▸ **What you need to do**: Write out the material again word for word, dropping any images it holds.
##########
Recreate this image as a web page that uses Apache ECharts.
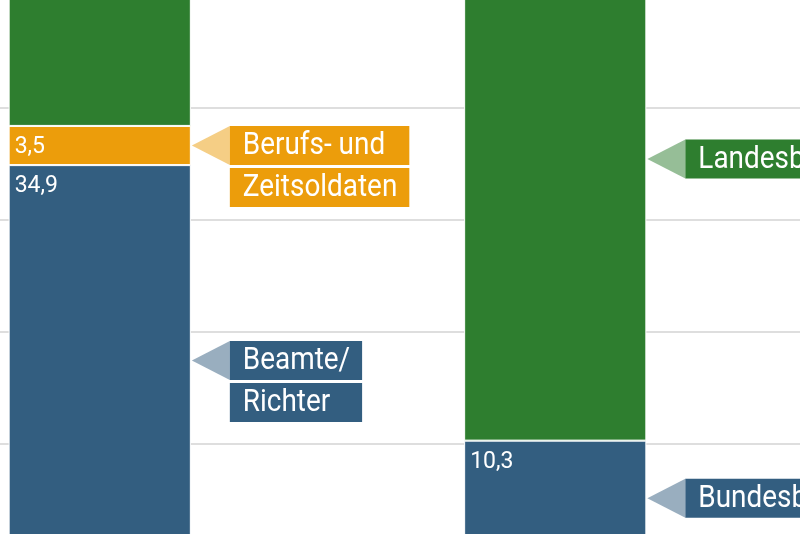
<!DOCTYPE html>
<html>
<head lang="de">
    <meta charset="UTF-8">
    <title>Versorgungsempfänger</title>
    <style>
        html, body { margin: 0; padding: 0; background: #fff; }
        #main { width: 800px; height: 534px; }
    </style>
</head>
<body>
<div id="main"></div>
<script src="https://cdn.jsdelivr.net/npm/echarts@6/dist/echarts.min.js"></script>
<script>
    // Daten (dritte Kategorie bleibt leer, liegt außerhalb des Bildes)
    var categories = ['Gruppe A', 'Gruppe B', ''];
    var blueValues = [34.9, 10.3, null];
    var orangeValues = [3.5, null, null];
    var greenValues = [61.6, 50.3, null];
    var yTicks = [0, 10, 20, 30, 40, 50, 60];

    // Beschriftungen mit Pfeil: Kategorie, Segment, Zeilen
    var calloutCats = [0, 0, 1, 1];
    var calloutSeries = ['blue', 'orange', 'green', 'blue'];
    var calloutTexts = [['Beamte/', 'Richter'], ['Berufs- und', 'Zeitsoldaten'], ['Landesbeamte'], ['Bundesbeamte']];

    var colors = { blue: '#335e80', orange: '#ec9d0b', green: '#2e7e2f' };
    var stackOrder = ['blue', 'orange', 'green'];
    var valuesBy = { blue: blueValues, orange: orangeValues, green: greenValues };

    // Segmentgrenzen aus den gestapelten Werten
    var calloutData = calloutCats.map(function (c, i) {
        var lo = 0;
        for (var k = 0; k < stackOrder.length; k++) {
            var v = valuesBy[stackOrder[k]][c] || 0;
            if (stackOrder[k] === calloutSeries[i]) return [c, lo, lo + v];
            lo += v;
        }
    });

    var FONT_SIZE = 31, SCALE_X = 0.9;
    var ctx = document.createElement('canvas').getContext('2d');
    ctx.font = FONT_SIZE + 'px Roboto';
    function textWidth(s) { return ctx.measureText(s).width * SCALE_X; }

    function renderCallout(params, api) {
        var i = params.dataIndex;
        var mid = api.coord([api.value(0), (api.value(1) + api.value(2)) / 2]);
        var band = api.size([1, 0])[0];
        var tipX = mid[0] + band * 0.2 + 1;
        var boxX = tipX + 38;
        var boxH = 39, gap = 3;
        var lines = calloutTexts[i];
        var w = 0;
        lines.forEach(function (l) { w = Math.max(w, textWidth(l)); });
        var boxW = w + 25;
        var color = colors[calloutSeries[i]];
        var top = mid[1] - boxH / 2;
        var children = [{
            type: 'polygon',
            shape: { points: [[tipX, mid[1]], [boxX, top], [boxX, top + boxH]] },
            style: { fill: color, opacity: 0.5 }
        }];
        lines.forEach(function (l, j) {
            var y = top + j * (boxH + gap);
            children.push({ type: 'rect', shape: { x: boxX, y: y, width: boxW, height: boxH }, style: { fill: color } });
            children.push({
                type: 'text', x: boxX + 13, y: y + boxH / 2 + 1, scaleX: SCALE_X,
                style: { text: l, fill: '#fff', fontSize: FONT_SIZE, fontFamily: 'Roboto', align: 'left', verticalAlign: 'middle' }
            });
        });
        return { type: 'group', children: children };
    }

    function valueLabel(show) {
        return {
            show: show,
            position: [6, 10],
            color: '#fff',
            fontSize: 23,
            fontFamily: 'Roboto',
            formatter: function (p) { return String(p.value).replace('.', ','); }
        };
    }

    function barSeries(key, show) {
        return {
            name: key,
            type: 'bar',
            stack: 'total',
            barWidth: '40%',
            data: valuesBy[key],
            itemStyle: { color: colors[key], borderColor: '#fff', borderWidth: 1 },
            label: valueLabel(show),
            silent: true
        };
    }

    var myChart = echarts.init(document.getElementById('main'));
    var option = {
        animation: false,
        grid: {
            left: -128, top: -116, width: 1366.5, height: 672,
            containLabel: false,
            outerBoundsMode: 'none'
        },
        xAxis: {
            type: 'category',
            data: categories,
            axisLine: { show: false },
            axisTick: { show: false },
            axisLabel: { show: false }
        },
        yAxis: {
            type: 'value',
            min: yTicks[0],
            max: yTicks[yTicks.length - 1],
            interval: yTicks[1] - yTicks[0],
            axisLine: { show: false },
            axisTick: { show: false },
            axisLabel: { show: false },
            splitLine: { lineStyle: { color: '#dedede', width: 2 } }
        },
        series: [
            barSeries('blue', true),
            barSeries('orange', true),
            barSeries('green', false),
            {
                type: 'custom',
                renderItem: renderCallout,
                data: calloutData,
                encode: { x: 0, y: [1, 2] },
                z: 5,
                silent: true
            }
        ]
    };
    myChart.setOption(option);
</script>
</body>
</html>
##########
▸ **Output of the task**:
Recreate this image as a web page that uses Apache ECharts.
<!DOCTYPE html>
<html>
<head lang="de">
    <meta charset="UTF-8">
    <title>Versorgungsempfänger</title>
    <style>
        html, body { margin: 0; padding: 0; background: #fff; }
        #main { width: 800px; height: 534px; }
    </style>
</head>
<body>
<div id="main"></div>
<script src="https://cdn.jsdelivr.net/npm/echarts@6/dist/echarts.min.js"></script>
<script>
    // Daten (dritte Kategorie bleibt leer, liegt außerhalb des Bildes)
    var categories = ['Gruppe A', 'Gruppe B', ''];
    var blueValues = [34.9, 10.3, null];
    var orangeValues = [3.5, null, null];
    var greenValues = [61.6, 50.3, null];
    var yTicks = [0, 10, 20, 30, 40, 50, 60];

    // Beschriftungen mit Pfeil: Kategorie, Segment, Zeilen
    var calloutCats = [0, 0, 1, 1];
    var calloutSeries = ['blue', 'orange', 'green', 'blue'];
    var calloutTexts = [['Beamte/', 'Richter'], ['Berufs- und', 'Zeitsoldaten'], ['Landesbeamte'], ['Bundesbeamte']];

    var colors = { blue: '#335e80', orange: '#ec9d0b', green: '#2e7e2f' };
    var stackOrder = ['blue', 'orange', 'green'];
    var valuesBy = { blue: blueValues, orange: orangeValues, green: greenValues };

    // Segmentgrenzen aus den gestapelten Werten
    var calloutData = calloutCats.map(function (c, i) {
        var lo = 0;
        for (var k = 0; k < stackOrder.length; k++) {
            var v = valuesBy[stackOrder[k]][c] || 0;
            if (stackOrder[k] === calloutSeries[i]) return [c, lo, lo + v];
            lo += v;
        }
    });

    var FONT_SIZE = 31, SCALE_X = 0.9;
    var ctx = document.createElement('canvas').getContext('2d');
    ctx.font = FONT_SIZE + 'px Roboto';
    function textWidth(s) { return ctx.measureText(s).width * SCALE_X; }

    function renderCallout(params, api) {
        var i = params.dataIndex;
        var mid = api.coord([api.value(0), (api.value(1) + api.value(2)) / 2]);
        var band = api.size([1, 0])[0];
        var tipX = mid[0] + band * 0.2 + 1;
        var boxX = tipX + 38;
        var boxH = 39, gap = 3;
        var lines = calloutTexts[i];
        var w = 0;
        lines.forEach(function (l) { w = Math.max(w, textWidth(l)); });
        var boxW = w + 25;
        var color = colors[calloutSeries[i]];
        var top = mid[1] - boxH / 2;
        var children = [{
            type: 'polygon',
            shape: { points: [[tipX, mid[1]], [boxX, top], [boxX, top + boxH]] },
            style: { fill: color, opacity: 0.5 }
        }];
        lines.forEach(function (l, j) {
            var y = top + j * (boxH + gap);
            children.push({ type: 'rect', shape: { x: boxX, y: y, width: boxW, height: boxH }, style: { fill: color } });
            children.push({
                type: 'text', x: boxX + 13, y: y + boxH / 2 + 1, scaleX: SCALE_X,
                style: { text: l, fill: '#fff', fontSize: FONT_SIZE, fontFamily: 'Roboto', align: 'left', verticalAlign: 'middle' }
            });
        });
        return { type: 'group', children: children };
    }

    function valueLabel(show) {
        return {
            show: show,
            position: [6, 10],
            color: '#fff',
            fontSize: 23,
            fontFamily: 'Roboto',
            formatter: function (p) { return String(p.value).replace('.', ','); }
        };
    }

    function barSeries(key, show) {
        return {
            name: key,
            type: 'bar',
            stack: 'total',
            barWidth: '40%',
            data: valuesBy[key],
            itemStyle: { color: colors[key], borderColor: '#fff', borderWidth: 1 },
            label: valueLabel(show),
            silent: true
        };
    }

    var myChart = echarts.init(document.getElementById('main'));
    var option = {
        animation: false,
        grid: {
            left: -128, top: -116, width: 1366.5, height: 672,
            containLabel: false,
            outerBoundsMode: 'none'
        },
        xAxis: {
            type: 'category',
            data: categories,
            axisLine: { show: false },
            axisTick: { show: false },
            axisLabel: { show: false }
        },
        yAxis: {
            type: 'value',
            min: yTicks[0],
            max: yTicks[yTicks.length - 1],
            interval: yTicks[1] - yTicks[0],
            axisLine: { show: false },
            axisTick: { show: false },
            axisLabel: { show: false },
            splitLine: { lineStyle: { color: '#dedede', width: 2 } }
        },
        series: [
            barSeries('blue', true),
            barSeries('orange', true),
            barSeries('green', false),
            {
                type: 'custom',
                renderItem: renderCallout,
                data: calloutData,
                encode: { x: 0, y: [1, 2] },
                z: 5,
                silent: true
            }
        ]
    };
    myChart.setOption(option);
</script>
</body>
</html>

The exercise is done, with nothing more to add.